Title: Monika Werkstatt
Format: CD & Vinyl
Label: Monika Enterprise (@)
Legend of German underground music Gudrun Gut’s ambitious collaborative project takes a core of new and original mellow electronic dreampop material and shares it around among more than a dozen musicians who each spin things off in different directions, before the separate threads are re-woven together into a double LP that is somehow both an original album and a remix album at the same time.

The result is an accessible and gentle group of super-soft pop electronica. “Grow”, with B. Morgenstern, has hints of Goldfrapp at their most plaintive. “Green Rain”, including Gudrun Gut herself, has a slightly more driving electro beat that keeps things moving determinedly forward but also has echoes of 80’s new wave in its vocal refrains. “M.B.T.” is a deep techno number with lovely acid squelches melding into its ambience, the only disappointment of which is when it stops abruptly after three and a half minutes when it sounds like it’s warming up into a ten-minute deep techno classic.

Other sections are darker and less radio-friendly, although all the pieces tend to stay short. “Feuerland”, with Beate Bartel, is a beatless layering of whispers and breathing voices over subtle organ sounds with a ghostly effect. “Desert Fruit” is a sinister dream poem packed with distant bass tones and approaching alienating clicks. Longest piece “Witchcraft”, with Sonae, as a familiar but effective mellow glitched soundscape of sparking electrics and long cold synth chords.
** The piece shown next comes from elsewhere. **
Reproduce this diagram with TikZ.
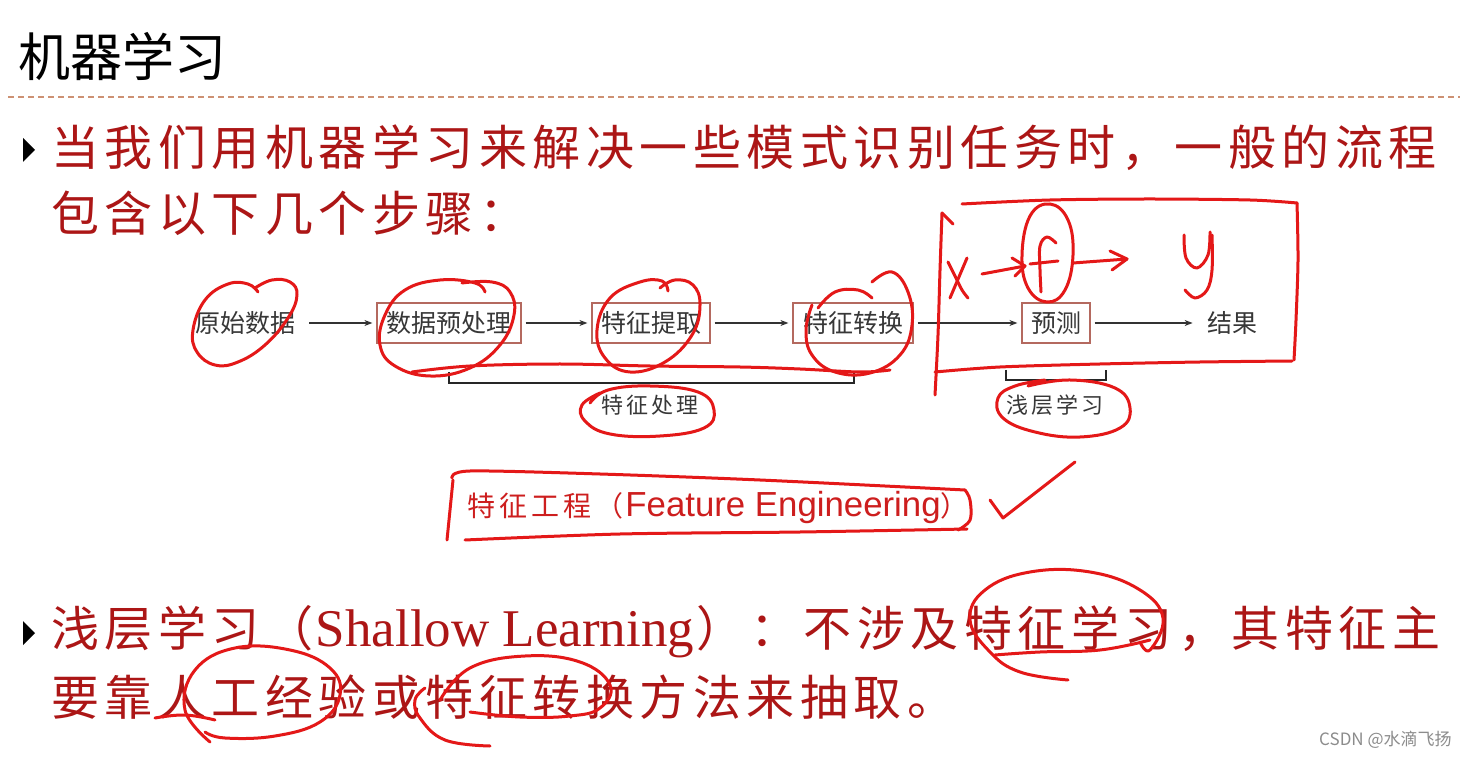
\documentclass[tikz,border=0pt]{standalone}
\usepackage{fontspec}
\setmainfont{Noto Sans CJK SC}
\newfontfamily\lserif{Liberation Serif}
\newfontfamily\lsans{Liberation Sans}
\usetikzlibrary{arrows.meta}
\definecolor{txtred}{RGB}{172,22,22}
\definecolor{annot}{RGB}{228,24,24}
\definecolor{fered}{RGB}{205,30,30}
\definecolor{dgray}{RGB}{55,55,55}
\definecolor{boxc}{RGB}{180,105,95}
\definecolor{dashc}{RGB}{205,145,115}
\makeatletter
\newcommand\spc[2]{\@tfor\sp@c:=#2\do{\makebox[#1][c]{\sp@c}}}
\makeatother
\newcommand\bigtxt{\fontsize{24pt}{24pt}\selectfont}
\begin{document}
\begin{tikzpicture}[x=0.5pt,y=-0.5pt,
  hand/.style={draw=annot,line width=1.5pt,line cap=round,line join=round},
  steplbl/.style={inner sep=1pt,text=dgray,font=\fontsize{12.5pt}{13pt}\selectfont},
  stepbox/.style={steplbl,draw=boxc,line width=0.6pt,minimum height=20pt},
  flow/.style={-{Stealth[length=4pt,width=3pt]},line width=0.6pt,draw=black!80},
  brk/.style={line width=0.7pt,draw=black!85},
  line/.style={anchor=west,inner sep=0pt,text=txtred}]
\useasboundingbox (0,0) rectangle (1465,758);
\fill[white] (0,0) rectangle (1465,758);
% title
\node[anchor=west,inner sep=0pt,font=\fontsize{26pt}{26pt}\selectfont] (title) at (18,57) {机器学习};
\draw[dashc,line width=0.6pt,dash pattern=on 3pt off 2pt] (8,97) -- (1460,97);
% bullets
\fill (23,138) -- (35,150) -- (23,162) -- cycle;
\fill (23,621) -- (35,633) -- (23,645) -- cycle;
\node[line] (l1) at (48,148) {\bigtxt\spc{26.75pt}{当我们用机器学习来解决一些模式识别任务时，一般的流程}};
\node[line] (l2) at (48,213) {\bigtxt\spc{26.75pt}{包含以下几个步骤：}};
\node[line] (l3) at (48,632) {\bigtxt\spc{26.75pt}{浅层学习（}{\lserif\fontsize{26.5pt}{26.5pt}\selectfont Shallow Learning}\spc{26.75pt}{）：不涉及特征学习，其特征主}};
\node[line] (l4) at (48,697) {\bigtxt\spc{26.75pt}{要靠人工经验或特征转换方法来抽取。}};
% flow diagram
\node[steplbl] (raw) at (245,323) {原始数据};
\node[stepbox,minimum width=72pt] (pre) at (449,323) {数据预处理};
\node[stepbox,minimum width=59pt] (fex) at (651,323) {特征提取};
\node[stepbox,minimum width=60pt] (ftr) at (853,323) {特征转换};
\node[stepbox,minimum width=34pt] (pred) at (1056,323) {预测};
\node[steplbl] (res) at (1232,323) {结果};
\draw[flow,shorten <=6pt,shorten >=2pt] (raw) -- (pre);
\draw[flow,shorten <=2pt,shorten >=2pt] (pre) -- (fex);
\draw[flow,shorten <=2pt,shorten >=2pt] (fex) -- (ftr);
\draw[flow,shorten <=2pt,shorten >=2pt] (ftr) -- (pred);
\draw[flow,shorten <=2pt,shorten >=6pt] (pred) -- (res);
\coordinate (b1) at (449,372); \coordinate (b2) at (854,372);
\coordinate (b3) at (1006,370); \coordinate (b4) at (1106,370);
\draw[brk] (b1) -- ++(0,11) -| (b2);
\draw[brk] (b3) -- ++(0,10) -| (b4);
\node[steplbl,font=\fontsize{11pt}{11pt}\selectfont] (fp) at (650,405) {\spc{12.5pt}{特征处理}};
\node[steplbl,font=\fontsize{11pt}{11pt}\selectfont] (sl) at (1055,405) {\spc{12.5pt}{浅层学习}};
% feature engineering
\node[anchor=west,inner sep=0pt,text=fered] (fe) at (465,508) {\fontsize{14pt}{14pt}\selectfont\spc{16pt}{特征工程（}{\lsans\fontsize{17.4pt}{17.4pt}\selectfont Feature Engineering}）};
% watermark
\node[anchor=east,inner sep=0pt,text=black!45,font=\fontsize{8.5pt}{8.5pt}\selectfont] (wm) at (1452,740) {CSDN @水滴飞扬};
% ---- handwritten annotations ----
\draw[hand] plot[smooth,tension=0.7] coordinates {(258,292) (248,284) (228,284) (205,300) (193,330) (197,352) (215,365) (238,362) (265,345) (288,318) (297,295) (290,282) (272,280) (255,288)};
\draw[hand] plot[smooth,tension=0.7] coordinates {(485,292) (475,283) (440,280) (405,290) (385,315) (380,345) (395,366) (430,376) (470,368) (500,345) (514,315) (510,292) (492,282) (462,283)};
\draw[hand] plot[smooth,tension=0.7] coordinates {(668,291) (662,281) (640,282) (610,298) (597,330) (605,358) (630,372) (665,362) (692,335) (700,305) (693,285) (675,280) (660,288)};
\draw[hand] plot[smooth,tension=0.7] coordinates {(818,308) (835,292) (858,290) (872,298)};
\draw[hand] plot[smooth,tension=0.7] coordinates {(872,282) (892,272) (908,292) (912,325) (900,355) (870,373) (835,372) (812,355) (806,330) (812,305)};
\draw[hand] plot[smooth,tension=0.6] coordinates {(412,372) (470,366) (560,364) (650,366) (740,367) (800,369) (860,372) (890,370)};
% box around x -> f -> y
\draw[hand] plot[smooth,tension=0.5] coordinates {(942,213) (940,270) (938,335) (935,395)};
\draw[hand] (942,213) -- (953,224);
\draw[hand] plot[smooth,tension=0.5] coordinates {(962,204) (1050,200) (1150,199) (1250,200) (1297,203)};
\draw[hand] plot[smooth,tension=0.5] coordinates {(1297,203) (1298,260) (1296,320) (1294,360)};
\draw[hand] plot[smooth,tension=0.5] coordinates {(1292,361) (1200,362) (1100,364) (1000,367) (935,372)};
\draw[hand] plot[smooth,tension=0.6] coordinates {(948,262) (955,276) (962,290) (968,298)};
\draw[hand] (967,258) -- (950,298);
\draw[hand] (982,274) -- (1025,266);
\draw[hand] (1012,258) -- (1025,266) -- (1015,276);
\draw[hand] plot[smooth,tension=0.6] coordinates {(1056,243) (1047,237) (1040,246) (1040,270) (1041,292)};
\draw[hand] (1030,264) -- (1058,261);
\draw[hand] plot[smooth cycle,tension=0.7] coordinates {(1050,204) (1068,220) (1073,255) (1065,290) (1047,302) (1028,288) (1022,255) (1030,216)};
\draw[hand] (1073,263) -- (1127,259);
\draw[hand] (1110,251) -- (1127,259) -- (1112,270);
\draw[hand] plot[smooth,tension=0.6] coordinates {(1184,235) (1186,258) (1197,268) (1208,255) (1210,232)};
\draw[hand] plot[smooth,tension=0.6] coordinates {(1212,235) (1212,270) (1207,290) (1195,298) (1185,290)};
% ellipses around labels
\draw[hand] plot[smooth,tension=0.7] coordinates {(590,403) (608,390) (650,386) (698,392) (714,410) (704,428) (660,436) (610,434) (585,421) (582,405) (600,393)};
\draw[hand] plot[smooth,tension=0.7] coordinates {(1028,386) (1070,380) (1115,388) (1130,408) (1120,428) (1080,437) (1035,432) (1003,418) (998,398) (1015,386) (1045,380)};
% feature engineering box and tick
\draw[hand] plot[smooth,tension=0.5] coordinates {(452,478) (470,471) (600,474) (760,480) (965,490)};
\draw[hand] plot[smooth,tension=0.6] coordinates {(965,490) (970,500) (970,520) (958,530)};
\draw[hand] plot[smooth,tension=0.5] coordinates {(967,529) (800,532) (620,534) (465,540)};
\draw[hand] plot[smooth,tension=0.5] coordinates {(453,480) (450,510) (447,540)};
\draw[hand] (990,500) -- (1003,518) -- (1075,462);
% bottom annotations
\draw[hand] plot[smooth,tension=0.7] coordinates {(1068,680) (1020,672) (990,652) (970,620) (985,590) (1030,572) (1090,572) (1140,590) (1163,618) (1150,650) (1140,642)};
\draw[hand] plot[smooth,tension=0.7] coordinates {(995,655) (1040,652) (1100,650) (1150,640)};
\draw[hand] plot[smooth,tension=0.7] coordinates {(155,718) (185,715) (215,720)};
\draw[hand] plot[smooth,tension=0.7] coordinates {(210,742) (185,710) (195,670) (235,648) (290,650) (330,668) (340,695) (320,722) (275,736) (225,738) (205,732)};
\draw[hand] plot[smooth,tension=0.7] coordinates {(490,746) (445,740) (420,718) (415,700) (425,688)};
\draw[hand] plot[smooth,tension=0.7] coordinates {(440,700) (470,668) (525,656) (580,662) (610,685) (600,708) (570,716) (520,717) (470,712)};
\end{tikzpicture}
\end{document}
More out-there offerings include the very 90’s-flavoured pop-dub of “Ikarus” with Danielle De Picciotto- a must-listen for fans of early 90’s The Orb. The surprisingly autotune-heavy “Repetition” is more playful, almost bordering on silly, while the squelchy funk sound of “Who’s Afraid Of Justin Biber” [sic] is great fun and very Spotify-friendly, while “Ninjaness” with AGF revels in awkward 8-bit processing.

Across the two LP’s you get 87 minutes of music, but with the single CD you’re shortchanged slightly with only 66 minutes of that, losing out on the fourth LP side that has mostly original non-collaborative material credited to Werkstatt as a whole. CD listeners miss out on some of the shorter and arguably less fully-formed techno pieces, such as the ominous “join us” vocal refrain of “Workshop” with Greie Gut Fraktion, the rumbling subbasses of “Schrei” and harsh electro sounds of “555minimal”. “Invisible” has a hint of Ursula Rucker’s style about it.

While all of the musicians involved under the Monika Werkstatt umbrella are female, that really isn’t important; this is not in any way a politically feminist work. At times it could be described as feminine, but then, so can a lot of gentle electronica with soft strung-out female vocals- without having the concept explained, you definitely wouldn’t listen to it and think “that’s a women-only album”, and that, I assume, is the point.

Overall it’s a big bag of really interesting cutting-edge electronica with a broad menu. It’s a really strong collection and while not every track’s a classic, and while some of the tracks feel underbaked or at the least simply too short, there are enough strong ideas in here to make it absolutely worth checking out.